#### Figure scripts
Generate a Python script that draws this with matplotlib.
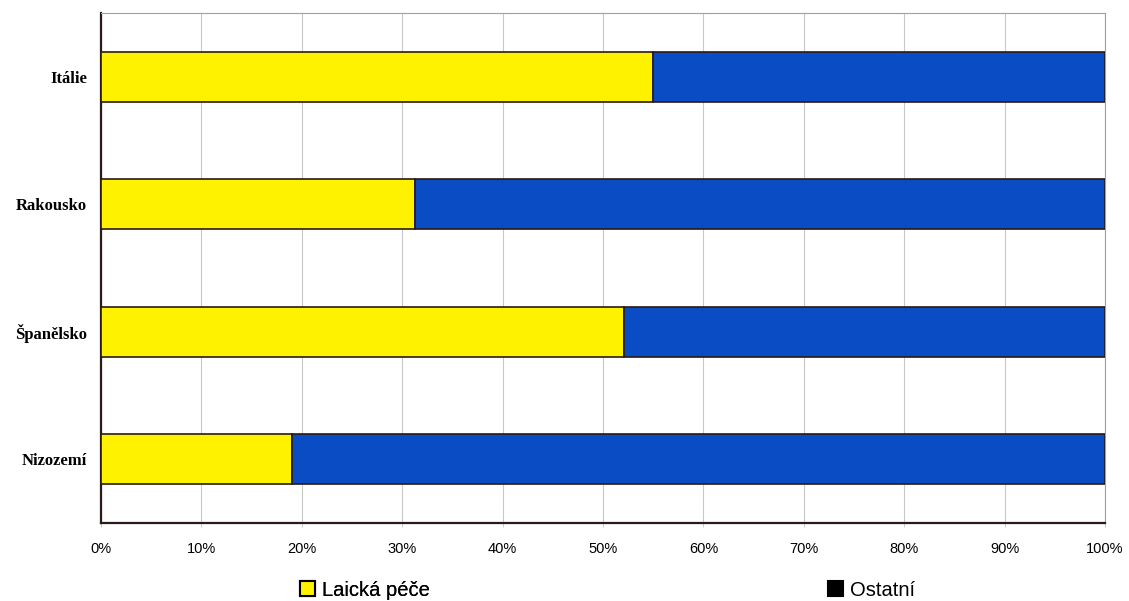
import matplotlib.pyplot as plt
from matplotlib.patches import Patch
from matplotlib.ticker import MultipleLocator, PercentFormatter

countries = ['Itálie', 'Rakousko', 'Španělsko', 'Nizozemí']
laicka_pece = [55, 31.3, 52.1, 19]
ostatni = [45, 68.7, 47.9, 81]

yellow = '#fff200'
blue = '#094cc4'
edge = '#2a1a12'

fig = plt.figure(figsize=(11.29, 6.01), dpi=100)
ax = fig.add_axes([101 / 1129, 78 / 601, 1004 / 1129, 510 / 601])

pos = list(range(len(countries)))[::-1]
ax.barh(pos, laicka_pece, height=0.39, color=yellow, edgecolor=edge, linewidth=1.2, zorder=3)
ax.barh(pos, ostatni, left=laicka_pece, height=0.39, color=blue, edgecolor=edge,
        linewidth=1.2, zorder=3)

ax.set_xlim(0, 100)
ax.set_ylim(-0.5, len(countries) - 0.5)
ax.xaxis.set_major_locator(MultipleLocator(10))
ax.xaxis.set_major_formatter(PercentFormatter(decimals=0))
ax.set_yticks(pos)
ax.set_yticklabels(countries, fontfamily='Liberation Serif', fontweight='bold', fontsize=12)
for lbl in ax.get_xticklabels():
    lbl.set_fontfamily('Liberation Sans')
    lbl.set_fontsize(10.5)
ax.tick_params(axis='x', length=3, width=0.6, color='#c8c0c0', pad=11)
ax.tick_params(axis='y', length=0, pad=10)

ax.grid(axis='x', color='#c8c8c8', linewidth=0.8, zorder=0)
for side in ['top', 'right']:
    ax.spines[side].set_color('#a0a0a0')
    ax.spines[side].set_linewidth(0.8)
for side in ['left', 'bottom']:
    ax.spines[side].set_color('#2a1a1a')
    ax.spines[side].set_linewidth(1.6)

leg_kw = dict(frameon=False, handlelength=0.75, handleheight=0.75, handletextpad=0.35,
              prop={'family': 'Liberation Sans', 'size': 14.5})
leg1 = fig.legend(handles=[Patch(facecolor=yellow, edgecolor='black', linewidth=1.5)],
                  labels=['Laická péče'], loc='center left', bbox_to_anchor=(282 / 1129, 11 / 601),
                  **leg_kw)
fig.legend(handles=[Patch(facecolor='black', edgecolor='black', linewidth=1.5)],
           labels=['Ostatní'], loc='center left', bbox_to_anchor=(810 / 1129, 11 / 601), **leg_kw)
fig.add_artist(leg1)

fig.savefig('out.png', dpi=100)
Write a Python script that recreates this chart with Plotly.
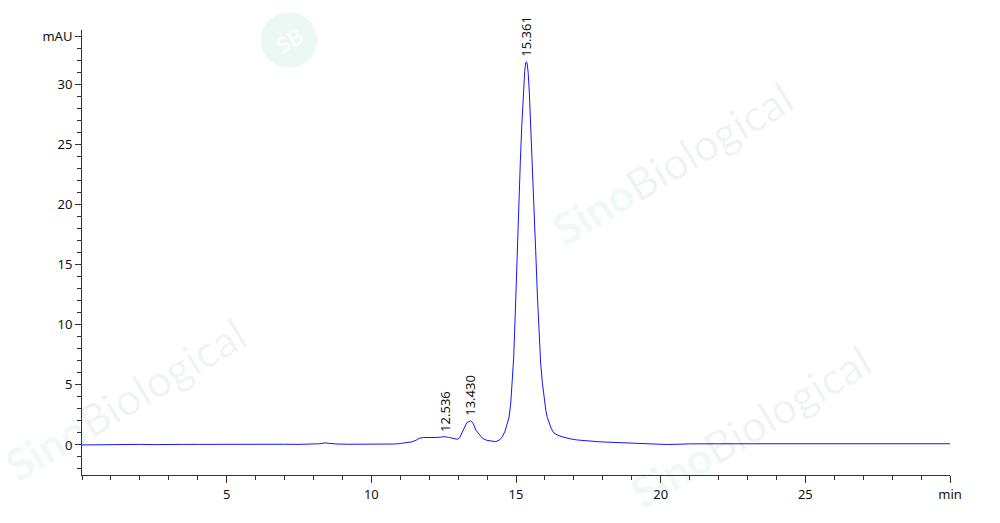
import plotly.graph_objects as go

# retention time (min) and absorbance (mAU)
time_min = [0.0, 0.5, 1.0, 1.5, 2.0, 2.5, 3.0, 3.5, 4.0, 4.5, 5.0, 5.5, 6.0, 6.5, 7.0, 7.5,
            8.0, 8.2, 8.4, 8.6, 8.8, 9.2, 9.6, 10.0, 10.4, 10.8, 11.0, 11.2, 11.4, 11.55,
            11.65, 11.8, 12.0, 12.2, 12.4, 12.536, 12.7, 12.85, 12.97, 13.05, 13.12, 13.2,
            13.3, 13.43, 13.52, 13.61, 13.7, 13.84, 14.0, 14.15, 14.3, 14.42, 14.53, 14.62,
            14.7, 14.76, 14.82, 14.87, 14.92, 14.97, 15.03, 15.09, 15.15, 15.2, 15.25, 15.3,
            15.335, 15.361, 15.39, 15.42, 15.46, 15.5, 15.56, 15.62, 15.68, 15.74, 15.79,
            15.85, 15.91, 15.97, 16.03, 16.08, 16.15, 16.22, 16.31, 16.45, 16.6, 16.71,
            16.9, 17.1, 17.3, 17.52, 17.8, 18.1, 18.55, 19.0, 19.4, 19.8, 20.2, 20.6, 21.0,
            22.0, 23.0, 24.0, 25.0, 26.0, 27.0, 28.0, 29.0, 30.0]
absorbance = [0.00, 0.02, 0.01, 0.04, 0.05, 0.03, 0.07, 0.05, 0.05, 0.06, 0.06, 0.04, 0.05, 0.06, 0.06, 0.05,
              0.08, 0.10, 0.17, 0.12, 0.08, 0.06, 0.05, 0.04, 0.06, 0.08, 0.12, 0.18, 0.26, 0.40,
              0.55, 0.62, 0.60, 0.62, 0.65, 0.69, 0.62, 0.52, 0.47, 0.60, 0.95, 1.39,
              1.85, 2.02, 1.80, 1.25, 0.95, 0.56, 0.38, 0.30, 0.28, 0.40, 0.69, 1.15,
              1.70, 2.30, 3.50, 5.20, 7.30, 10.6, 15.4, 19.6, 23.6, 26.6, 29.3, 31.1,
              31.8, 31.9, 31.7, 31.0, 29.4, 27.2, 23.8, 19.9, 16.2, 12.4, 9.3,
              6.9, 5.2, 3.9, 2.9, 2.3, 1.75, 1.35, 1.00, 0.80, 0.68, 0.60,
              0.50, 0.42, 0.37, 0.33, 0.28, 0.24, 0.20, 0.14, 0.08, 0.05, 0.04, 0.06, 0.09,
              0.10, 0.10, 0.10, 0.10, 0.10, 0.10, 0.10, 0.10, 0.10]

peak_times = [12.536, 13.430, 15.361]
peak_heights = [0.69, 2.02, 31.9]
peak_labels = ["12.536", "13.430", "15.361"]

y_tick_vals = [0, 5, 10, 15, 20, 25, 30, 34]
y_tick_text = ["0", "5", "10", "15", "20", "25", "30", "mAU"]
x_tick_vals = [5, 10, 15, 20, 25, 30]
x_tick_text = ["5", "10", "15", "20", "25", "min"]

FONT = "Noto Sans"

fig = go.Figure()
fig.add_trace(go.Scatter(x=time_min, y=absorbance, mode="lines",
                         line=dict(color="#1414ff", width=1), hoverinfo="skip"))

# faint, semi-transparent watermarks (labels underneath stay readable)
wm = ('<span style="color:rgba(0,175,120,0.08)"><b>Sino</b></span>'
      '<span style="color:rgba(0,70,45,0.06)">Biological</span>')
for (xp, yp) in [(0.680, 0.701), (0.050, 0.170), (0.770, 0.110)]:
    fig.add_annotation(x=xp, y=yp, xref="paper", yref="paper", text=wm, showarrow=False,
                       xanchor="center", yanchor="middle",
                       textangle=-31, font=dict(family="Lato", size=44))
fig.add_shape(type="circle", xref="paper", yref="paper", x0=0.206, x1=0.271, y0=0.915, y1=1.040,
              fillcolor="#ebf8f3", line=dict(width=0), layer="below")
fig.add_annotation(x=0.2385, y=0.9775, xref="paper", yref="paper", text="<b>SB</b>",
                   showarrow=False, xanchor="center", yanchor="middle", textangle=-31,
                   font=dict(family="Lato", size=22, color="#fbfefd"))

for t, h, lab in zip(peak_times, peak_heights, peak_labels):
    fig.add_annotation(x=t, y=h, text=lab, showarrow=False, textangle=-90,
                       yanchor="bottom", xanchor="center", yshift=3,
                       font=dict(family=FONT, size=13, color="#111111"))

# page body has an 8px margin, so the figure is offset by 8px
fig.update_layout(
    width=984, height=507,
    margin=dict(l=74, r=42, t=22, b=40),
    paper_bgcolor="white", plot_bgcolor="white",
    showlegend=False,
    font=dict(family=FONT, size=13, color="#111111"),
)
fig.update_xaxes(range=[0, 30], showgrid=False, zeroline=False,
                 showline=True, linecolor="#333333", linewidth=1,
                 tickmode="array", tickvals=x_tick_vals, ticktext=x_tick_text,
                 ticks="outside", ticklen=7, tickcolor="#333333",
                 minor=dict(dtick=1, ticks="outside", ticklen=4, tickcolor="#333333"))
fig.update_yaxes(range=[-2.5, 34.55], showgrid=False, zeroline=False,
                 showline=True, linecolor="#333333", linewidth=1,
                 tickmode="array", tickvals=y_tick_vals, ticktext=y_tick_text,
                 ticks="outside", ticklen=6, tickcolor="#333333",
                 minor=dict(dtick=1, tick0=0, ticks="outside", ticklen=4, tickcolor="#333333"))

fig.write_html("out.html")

#### What to do
Reproduce the data above exactly, but only the lines from the one showing "Write a Python" through the one showing "import plotly.graph_objects as go", with both ends kept and the pictures left out.

#### Worked solution
Write a Python script that recreates this chart with Plotly.
import plotly.graph_objects as go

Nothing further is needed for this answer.